I’m pretty sure I’ve seen the same loss of linkage with the HTTP module. It’d take me a little time to work up an example, but if you’re already aware that it’s possible to lose linkage in the HTTP module, then I’d make the same feature suggestion to add a configuration option which ensures that the upstream linkage is maintained and that there’s always a one-to-many relationship.

More broadly: this seems to be a situation where n8n “silently” fails to behave the way someone - at least a non-specialist like me - would expect. I’d like to make another feature suggestion: every module should have some visual queue about whether the upstream linkage is maintained or lost. I’m not sure exactly what that would look like, but at the very least something on the module configuration screen should indicate that upstream linkage is maintained/lost.

In addition, if upstream linkage is lost then the UI shouldn’t offer the upstream data as an option on the left side. That’s just setting people up for problems. And in the expressions fields, it should only offer the .all, .first, .last options, and should not offer the .item option because that won’t work as expected.

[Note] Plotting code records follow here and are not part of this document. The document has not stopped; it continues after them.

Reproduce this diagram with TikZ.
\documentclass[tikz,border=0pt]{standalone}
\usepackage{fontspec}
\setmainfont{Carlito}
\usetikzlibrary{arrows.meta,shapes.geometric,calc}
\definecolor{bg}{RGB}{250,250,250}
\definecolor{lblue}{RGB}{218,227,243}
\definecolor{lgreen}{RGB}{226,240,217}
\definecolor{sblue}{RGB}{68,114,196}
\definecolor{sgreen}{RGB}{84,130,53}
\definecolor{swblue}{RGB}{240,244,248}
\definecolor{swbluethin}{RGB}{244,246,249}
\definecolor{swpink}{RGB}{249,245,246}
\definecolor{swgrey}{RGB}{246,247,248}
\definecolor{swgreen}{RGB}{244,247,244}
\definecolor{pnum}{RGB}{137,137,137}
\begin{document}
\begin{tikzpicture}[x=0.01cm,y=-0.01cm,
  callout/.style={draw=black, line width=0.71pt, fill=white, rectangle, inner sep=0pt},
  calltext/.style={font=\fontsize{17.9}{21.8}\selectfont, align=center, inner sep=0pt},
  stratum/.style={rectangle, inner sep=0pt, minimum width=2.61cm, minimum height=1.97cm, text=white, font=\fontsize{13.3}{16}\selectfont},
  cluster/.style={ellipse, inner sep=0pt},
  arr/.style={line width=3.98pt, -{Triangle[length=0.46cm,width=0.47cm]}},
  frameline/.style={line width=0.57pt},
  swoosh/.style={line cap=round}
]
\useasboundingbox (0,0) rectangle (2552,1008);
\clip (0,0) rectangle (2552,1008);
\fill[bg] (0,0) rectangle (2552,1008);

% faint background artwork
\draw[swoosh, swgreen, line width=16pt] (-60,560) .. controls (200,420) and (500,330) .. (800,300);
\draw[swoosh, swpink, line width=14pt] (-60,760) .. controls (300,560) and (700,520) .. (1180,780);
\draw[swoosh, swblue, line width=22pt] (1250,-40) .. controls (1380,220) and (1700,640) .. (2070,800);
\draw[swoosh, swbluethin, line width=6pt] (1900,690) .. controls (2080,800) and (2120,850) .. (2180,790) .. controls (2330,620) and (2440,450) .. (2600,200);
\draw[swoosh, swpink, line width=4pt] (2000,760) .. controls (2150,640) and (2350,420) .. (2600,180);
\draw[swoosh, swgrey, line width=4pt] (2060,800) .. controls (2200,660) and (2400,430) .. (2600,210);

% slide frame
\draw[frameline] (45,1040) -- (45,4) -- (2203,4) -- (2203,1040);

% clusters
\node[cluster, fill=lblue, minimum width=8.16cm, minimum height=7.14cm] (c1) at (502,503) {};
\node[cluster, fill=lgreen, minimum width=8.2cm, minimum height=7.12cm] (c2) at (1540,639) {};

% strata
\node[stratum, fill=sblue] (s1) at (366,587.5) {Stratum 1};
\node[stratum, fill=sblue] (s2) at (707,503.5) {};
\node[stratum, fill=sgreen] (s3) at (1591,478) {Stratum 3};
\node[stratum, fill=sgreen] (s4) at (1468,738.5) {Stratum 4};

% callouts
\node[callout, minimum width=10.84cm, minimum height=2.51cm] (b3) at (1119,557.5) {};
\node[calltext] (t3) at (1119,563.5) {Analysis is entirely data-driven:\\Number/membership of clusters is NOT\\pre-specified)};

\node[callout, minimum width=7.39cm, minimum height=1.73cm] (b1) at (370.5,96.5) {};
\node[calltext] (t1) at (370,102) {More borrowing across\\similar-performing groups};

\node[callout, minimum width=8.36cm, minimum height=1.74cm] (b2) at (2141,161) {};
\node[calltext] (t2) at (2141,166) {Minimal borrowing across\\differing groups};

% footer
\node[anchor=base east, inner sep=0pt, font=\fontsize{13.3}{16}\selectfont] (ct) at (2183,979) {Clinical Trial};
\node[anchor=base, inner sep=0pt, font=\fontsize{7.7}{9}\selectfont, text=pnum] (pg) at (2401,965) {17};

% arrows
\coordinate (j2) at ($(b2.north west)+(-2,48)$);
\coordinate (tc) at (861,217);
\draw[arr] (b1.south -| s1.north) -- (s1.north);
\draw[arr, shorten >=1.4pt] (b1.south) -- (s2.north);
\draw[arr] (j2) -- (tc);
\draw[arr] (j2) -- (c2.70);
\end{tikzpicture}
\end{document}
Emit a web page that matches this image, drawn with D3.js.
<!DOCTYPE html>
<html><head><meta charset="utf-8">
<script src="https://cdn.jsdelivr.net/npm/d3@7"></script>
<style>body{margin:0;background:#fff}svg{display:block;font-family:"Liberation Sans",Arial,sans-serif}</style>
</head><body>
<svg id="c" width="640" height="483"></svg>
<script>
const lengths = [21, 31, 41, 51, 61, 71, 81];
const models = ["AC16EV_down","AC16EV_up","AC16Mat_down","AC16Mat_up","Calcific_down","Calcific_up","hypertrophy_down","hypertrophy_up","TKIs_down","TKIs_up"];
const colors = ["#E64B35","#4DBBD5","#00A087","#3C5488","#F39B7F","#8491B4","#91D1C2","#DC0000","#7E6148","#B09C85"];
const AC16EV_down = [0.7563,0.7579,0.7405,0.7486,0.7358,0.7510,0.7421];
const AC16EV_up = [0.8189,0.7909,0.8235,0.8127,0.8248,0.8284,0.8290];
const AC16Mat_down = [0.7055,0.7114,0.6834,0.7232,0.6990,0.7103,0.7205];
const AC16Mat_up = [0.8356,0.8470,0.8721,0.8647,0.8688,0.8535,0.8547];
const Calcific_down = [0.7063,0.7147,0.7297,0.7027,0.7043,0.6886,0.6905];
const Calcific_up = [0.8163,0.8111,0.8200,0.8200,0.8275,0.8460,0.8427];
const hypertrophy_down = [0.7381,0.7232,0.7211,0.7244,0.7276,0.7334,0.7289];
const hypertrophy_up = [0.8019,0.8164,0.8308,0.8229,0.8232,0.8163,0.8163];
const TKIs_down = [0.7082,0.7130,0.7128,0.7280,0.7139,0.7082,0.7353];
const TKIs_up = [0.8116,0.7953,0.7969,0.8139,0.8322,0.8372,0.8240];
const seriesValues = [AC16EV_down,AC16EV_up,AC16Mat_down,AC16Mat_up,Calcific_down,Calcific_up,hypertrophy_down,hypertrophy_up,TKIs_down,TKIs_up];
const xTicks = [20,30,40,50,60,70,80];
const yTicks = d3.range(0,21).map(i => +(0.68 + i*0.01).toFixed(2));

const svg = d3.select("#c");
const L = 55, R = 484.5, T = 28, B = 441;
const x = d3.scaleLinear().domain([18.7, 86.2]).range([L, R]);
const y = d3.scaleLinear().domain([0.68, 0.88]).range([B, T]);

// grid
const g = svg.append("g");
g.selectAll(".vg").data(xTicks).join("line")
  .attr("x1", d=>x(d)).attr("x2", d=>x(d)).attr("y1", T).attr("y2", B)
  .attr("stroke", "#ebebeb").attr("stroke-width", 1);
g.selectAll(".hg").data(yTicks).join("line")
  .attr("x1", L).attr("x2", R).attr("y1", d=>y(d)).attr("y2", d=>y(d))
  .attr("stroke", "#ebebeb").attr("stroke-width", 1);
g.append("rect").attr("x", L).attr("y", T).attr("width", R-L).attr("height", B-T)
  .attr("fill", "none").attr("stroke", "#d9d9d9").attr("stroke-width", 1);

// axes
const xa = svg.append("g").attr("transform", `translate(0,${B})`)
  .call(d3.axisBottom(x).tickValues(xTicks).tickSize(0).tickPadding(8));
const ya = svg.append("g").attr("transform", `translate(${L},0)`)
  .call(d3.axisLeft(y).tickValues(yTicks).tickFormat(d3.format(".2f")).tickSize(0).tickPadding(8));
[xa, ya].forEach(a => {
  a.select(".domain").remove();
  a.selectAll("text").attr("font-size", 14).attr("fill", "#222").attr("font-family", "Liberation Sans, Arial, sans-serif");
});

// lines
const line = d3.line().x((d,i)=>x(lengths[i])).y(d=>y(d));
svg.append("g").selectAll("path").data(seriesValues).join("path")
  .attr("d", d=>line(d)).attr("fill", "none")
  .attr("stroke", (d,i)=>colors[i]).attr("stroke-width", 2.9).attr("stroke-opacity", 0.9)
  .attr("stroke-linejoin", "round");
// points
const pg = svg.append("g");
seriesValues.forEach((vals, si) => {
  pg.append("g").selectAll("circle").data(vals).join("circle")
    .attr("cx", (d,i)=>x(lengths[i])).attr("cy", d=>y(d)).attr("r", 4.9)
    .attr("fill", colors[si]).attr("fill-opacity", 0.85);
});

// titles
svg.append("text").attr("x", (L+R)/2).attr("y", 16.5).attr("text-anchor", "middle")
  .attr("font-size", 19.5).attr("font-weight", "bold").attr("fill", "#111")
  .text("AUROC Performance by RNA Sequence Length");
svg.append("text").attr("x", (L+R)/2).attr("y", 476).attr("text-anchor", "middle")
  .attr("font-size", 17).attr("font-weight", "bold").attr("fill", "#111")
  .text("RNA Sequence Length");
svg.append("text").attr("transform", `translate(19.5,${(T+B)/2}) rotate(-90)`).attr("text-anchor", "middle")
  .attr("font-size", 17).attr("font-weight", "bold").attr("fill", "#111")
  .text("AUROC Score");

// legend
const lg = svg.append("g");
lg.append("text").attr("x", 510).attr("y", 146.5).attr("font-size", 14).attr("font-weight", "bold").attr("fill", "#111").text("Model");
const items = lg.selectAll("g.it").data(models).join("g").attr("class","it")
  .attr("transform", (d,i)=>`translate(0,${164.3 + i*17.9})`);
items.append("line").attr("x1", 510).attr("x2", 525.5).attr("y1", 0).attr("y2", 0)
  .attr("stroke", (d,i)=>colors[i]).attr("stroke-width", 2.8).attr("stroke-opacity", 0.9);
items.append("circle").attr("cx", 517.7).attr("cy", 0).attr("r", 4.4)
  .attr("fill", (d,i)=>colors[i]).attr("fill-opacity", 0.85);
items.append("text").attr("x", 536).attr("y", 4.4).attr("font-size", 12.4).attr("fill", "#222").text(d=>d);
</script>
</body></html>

With a few UI changes like that, folks like me who are building at 2am will find it harder to think their systems are working only to discover (days weeks or months later) that the automations are misbehaving.

(I’m coming to N8N from Make. Developing in Make takes MUCH less time, because I’m rarely scratching my head trying to understand why it’s not behaving the way I expect. It almost always just works as expected. OTOH, actually running the automations in Make is a lot more expensive, which is why I’m getting up to speed on N8N.)